Pledges typically are tied to the number of protestors
each week, but also include spontaneous gifts.
MDA was chosen because it is nonjudgmental and
embraces all Israeli victims of violence and terror. It
was not an idle choice. Its lifelines should satisfy
congregants wherever they are politically. SPURN has
raised about $400 so far.
“We want to unite a cross-section of us,” Dr. Gross
said, “to demonstrate we will not sit passively while
enemies attempt to impede the practice of our
faith.”
This is not a congregation of only right-wingers;
some want settlements gone and sacrifices made to secure
Israel and create the climate for Palestinian statehood.
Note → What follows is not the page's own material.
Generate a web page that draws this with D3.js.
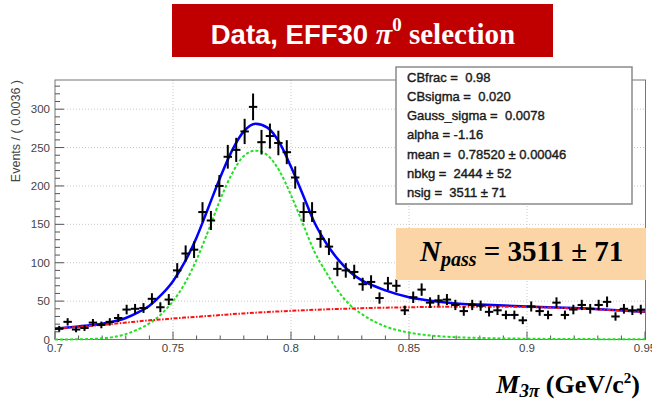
<!DOCTYPE html>
<html>
<head>
<meta charset="utf-8">
<script src="https://cdn.jsdelivr.net/npm/d3@7"></script>
<style>
  body { margin: 0; background: #fff; }
  svg { display: block; }
  text { white-space: pre; }
</style>
</head>
<body>
<svg id="chart" width="652" height="406"></svg>
<script>
// ---- histogram: M(3pi) in 70 bins between 0.70 and 0.95 GeV/c^2 ----
const massLow = 0.7;
const massHigh = 0.95;
const binCounts = [
  14, 23, 13, 15, 22, 19, 23, 28, 39, 40,
  41, 53, 42, 52, 90, 112, 117, 166, 155, 200,
  238, 247, 271, 303, 257, 265, 256, 244, 211, 166,
  166, 131, 121, 92, 90, 88, 72, 75, 54, 73,
  70, 38, 55, 65, 48, 51, 52, 45, 37, 45,
  44, 36, 38, 32, 32, 25, 43, 37, 32, 48,
  32, 39, 45, 40, 45, 49, 30, 40, 38, 39
];

// ---- fitted model, sampled along the mass axis ----
const curveMass = [0.70, 0.71, 0.72, 0.73, 0.735, 0.74, 0.745, 0.75, 0.755, 0.76,
                   0.765, 0.77, 0.775, 0.78, 0.785, 0.79, 0.795, 0.80, 0.805, 0.81,
                   0.815, 0.82, 0.825, 0.83, 0.835, 0.84, 0.85, 0.86, 0.87, 0.88,
                   0.90, 0.92, 0.95];
const totalFit = [14, 17, 20.5, 28, 35, 44, 58, 76, 101, 133,
                  172, 211, 246, 271, 281, 276, 257, 225, 189, 152,
                  125, 104, 88, 77, 70, 64, 55, 50, 47, 45.5,
                  43, 41, 36];
const signalFit = [0, 0.3, 1.5, 7, 13, 21, 33, 50, 73, 104,
                   142, 182, 216, 239, 246, 240, 220, 188, 151, 114,
                   87, 63, 45, 33, 24, 17, 9, 5, 3, 2,
                   1, 0.6, 0.3];
const backgroundFit = [14, 16.5, 19, 22, 23.5, 25, 26, 27.3, 28.5, 29.5,
                       30.7, 31.8, 33, 34, 35, 35.8, 36.6, 37.3, 38, 38.7,
                       39.3, 39.8, 40.3, 40.8, 41.2, 41.5, 42, 42.5, 42.8, 42.8,
                       42.3, 40.5, 36];

// ---- axes and annotations ----
const xMajorTicks = [0.7, 0.75, 0.8, 0.85, 0.9, 0.95];
const xTickLabels = ["0.7", "0.75", "0.8", "0.85", "0.9", "0.95"];
const yMajorTicks = [0, 50, 100, 150, 200, 250, 300];
const yAxisTitle = "Events / ( 0.0036 )";
const fitParameters = [
  "CBfrac =  0.98",
  "CBsigma =  0.020",
  "Gauss_sigma =  0.0078",
  "alpha = -1.16",
  "mean =  0.78520 \u00b1 0.00046",
  "nbkg =  2444 \u00b1 52",
  "nsig =  3511 \u00b1 71"
];
const nPassValue = "3511";
const nPassError = "71";

// ---- layout ----
const frame = { left: 55, right: 645.5, top: 80, bottom: 339.5 };
const svg = d3.select("#chart");

const x = d3.scaleLinear().domain([massLow, massHigh]).range([frame.left, 645]);
const y = d3.scaleLinear().domain([0, 338]).range([frame.bottom, frame.top]);

const sans = "'Liberation Sans', Arial, Helvetica, sans-serif";
const serif = "'Liberation Serif', 'Times New Roman', serif";
const axisGrey = "#555";

// grid
const grid = svg.append("g").attr("stroke", "#c8c8c8").attr("stroke-width", 1)
  .attr("stroke-dasharray", "1,2");
grid.selectAll("line.gx").data(xMajorTicks.slice(1, -1)).join("line")
  .attr("x1", d => x(d)).attr("x2", d => x(d))
  .attr("y1", frame.top).attr("y2", frame.bottom);
grid.selectAll("line.gy").data(yMajorTicks.slice(1)).join("line")
  .attr("x1", frame.left).attr("x2", frame.right)
  .attr("y1", d => y(d)).attr("y2", d => y(d));

// frame
svg.append("rect")
  .attr("x", frame.left).attr("y", frame.top)
  .attr("width", frame.right - frame.left).attr("height", frame.bottom - frame.top)
  .attr("fill", "none").attr("stroke", "#777").attr("stroke-width", 1);

// x ticks (drawn inward, ROOT style)
const xMinor = d3.range(0, 26).map(i => massLow + i * 0.01);
svg.append("g").attr("stroke", axisGrey).attr("stroke-width", 1)
  .selectAll("line").data(xMinor).join("line")
  .attr("x1", d => x(d)).attr("x2", d => x(d))
  .attr("y1", frame.bottom)
  .attr("y2", (d, i) => frame.bottom - (i % 5 === 0 ? 8 : 4));

// y ticks
const yMinor = d3.range(0, 34).map(i => i * 10);
svg.append("g").attr("stroke", axisGrey).attr("stroke-width", 1)
  .selectAll("line").data(yMinor).join("line")
  .attr("x1", frame.left)
  .attr("x2", (d, i) => frame.left + (i % 5 === 0 ? 9 : 5))
  .attr("y1", d => y(d)).attr("y2", d => y(d));

// tick labels
svg.append("g").selectAll("text").data(xMajorTicks).join("text")
  .attr("x", d => x(d)).attr("y", 352)
  .attr("text-anchor", "middle")
  .attr("font-family", sans).attr("font-size", 11.5).attr("fill", "#444")
  .text((d, i) => xTickLabels[i]);
svg.append("g").selectAll("text").data(yMajorTicks).join("text")
  .attr("x", 50).attr("y", d => y(d) + 4)
  .attr("text-anchor", "end")
  .attr("font-family", sans).attr("font-size", 11.5).attr("fill", "#444")
  .text(d => d);

// y axis title
svg.append("text")
  .attr("transform", "translate(20,80) rotate(-90)")
  .attr("text-anchor", "end")
  .attr("font-family", sans).attr("font-size", 12.5).attr("fill", "#444")
  .text(yAxisTitle);

// fit curves
const fitLine = vals => d3.line()
  .x((d, i) => x(curveMass[i]))
  .y(d => y(d))
  .curve(d3.curveMonotoneX)(vals);

svg.append("path").attr("d", fitLine(totalFit))
  .attr("fill", "none").attr("stroke", "#0000ff").attr("stroke-width", 2.5);
svg.append("path").attr("d", fitLine(signalFit))
  .attr("fill", "none").attr("stroke", "#22e022").attr("stroke-width", 2)
  .attr("stroke-dasharray", "3,2");
svg.append("path").attr("d", fitLine(backgroundFit))
  .attr("fill", "none").attr("stroke", "#ff1010").attr("stroke-width", 2)
  .attr("stroke-dasharray", "4,1.5,1.5,1.5");

// data points with Poisson errors
const binWidth = (massHigh - massLow) / binCounts.length;
const points = svg.append("g").attr("stroke", "#000").attr("stroke-width", 2);
binCounts.forEach((n, i) => {
  const lo = massLow + i * binWidth;
  const c = lo + binWidth / 2;
  const err = Math.sqrt(n);
  points.append("line")
    .attr("x1", x(lo)).attr("x2", x(lo + binWidth))
    .attr("y1", y(n)).attr("y2", y(n));
  points.append("line")
    .attr("x1", x(c)).attr("x2", x(c))
    .attr("y1", y(n - err)).attr("y2", y(n + err));
});

// parameter box
svg.append("rect")
  .attr("x", 396).attr("y", 67).attr("width", 236).attr("height", 137)
  .attr("fill", "#fff").attr("stroke", "#8a8a8a").attr("stroke-width", 1.5);
svg.append("g").selectAll("text").data(fitParameters).join("text")
  .attr("x", 407).attr("y", (d, i) => 81.5 + i * 19.3)
  .attr("font-family", sans).attr("font-size", 13).attr("fill", "#1a1a1a")
  .attr("stroke", "#1a1a1a").attr("stroke-width", 0.4)
  .text(d => d);

// N_pass highlight
svg.append("rect")
  .attr("x", 396).attr("y", 228).attr("width", 250).attr("height", 52)
  .attr("fill", "#fbd5a6");
const np = svg.append("text")
  .attr("x", 420).attr("y", 261)
  .attr("font-family", serif).attr("font-weight", "bold").attr("fill", "#000")
  .attr("font-size", 29);
np.append("tspan").attr("font-style", "italic").text("N");
np.append("tspan").attr("font-style", "italic").attr("font-size", 20).attr("dy", 5).text("pass");
np.append("tspan").attr("dy", -5).text(" = " + nPassValue + " \u00b1 " + nPassError);

// title banner
svg.append("rect")
  .attr("x", 172).attr("y", 4).attr("width", 381).attr("height", 53)
  .attr("fill", "#c00000");
const title = svg.append("text")
  .attr("x", 363).attr("y", 43.5).attr("text-anchor", "middle")
  .attr("fill", "#fff").attr("font-weight", "bold");
title.append("tspan").attr("font-family", sans).attr("font-size", 27.5).text("Data, EFF30 ");
title.append("tspan").attr("font-family", serif).attr("font-style", "italic").attr("font-size", 30).text("\u03c0");
title.append("tspan").attr("font-family", serif).attr("font-size", 19).attr("dy", -13).text("0");
title.append("tspan").attr("font-family", serif).attr("font-size", 29).attr("dy", 13).text(" selection");

// x axis title
const xt = svg.append("text")
  .attr("x", 640).attr("y", 393).attr("text-anchor", "end")
  .attr("font-family", serif).attr("font-weight", "bold").attr("fill", "#000")
  .attr("font-size", 26);
xt.append("tspan").attr("font-style", "italic").text("M");
xt.append("tspan").attr("font-style", "italic").attr("font-size", 19).attr("dy", 4).text("3\u03c0");
xt.append("tspan").attr("dy", -4).text(" (GeV/c");
xt.append("tspan").attr("font-size", 15).attr("dy", -10).text("2");
xt.append("tspan").attr("dy", 10).text(")");
</script>
</body>
</html>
Even Israel’s hard-line prime minister, Ariel Sharon, is
seeing the merit of a cogent withdrawal from Gaza and of
rerouting the West Bank barrier around West Bank
population centers.
But anyone who sees a call for Palestine and against
Zionism as anything but a call to disenfranchise Israel
is being duped. Dr. Gross is right: Anyone can be
targeted from “this affront to simple human decency”
unless religious and civic leaders, in Ann Arbor and
elsewhere, rise up in outrage. The stain of hostility
could easily spread to surrounding areas, including
metro Detroit.
SPURN pledges are coming and support is growing.
What I especially admire is Beth Israel’s will to
stand with Israel no matter how intimidating the
protestors.
Dr. Gross put it well: “I hope SPURN convinces the
protestors that their picketing is counterproductive.
But ultimately, I am not concerned with their response
to this campaign.
“Instead, I want the campaign to move forward because
of what it says about us.”
He added, “I am proud of what I see as a real success
story.”
So am I.
It illustrates the power of forced ingenuity.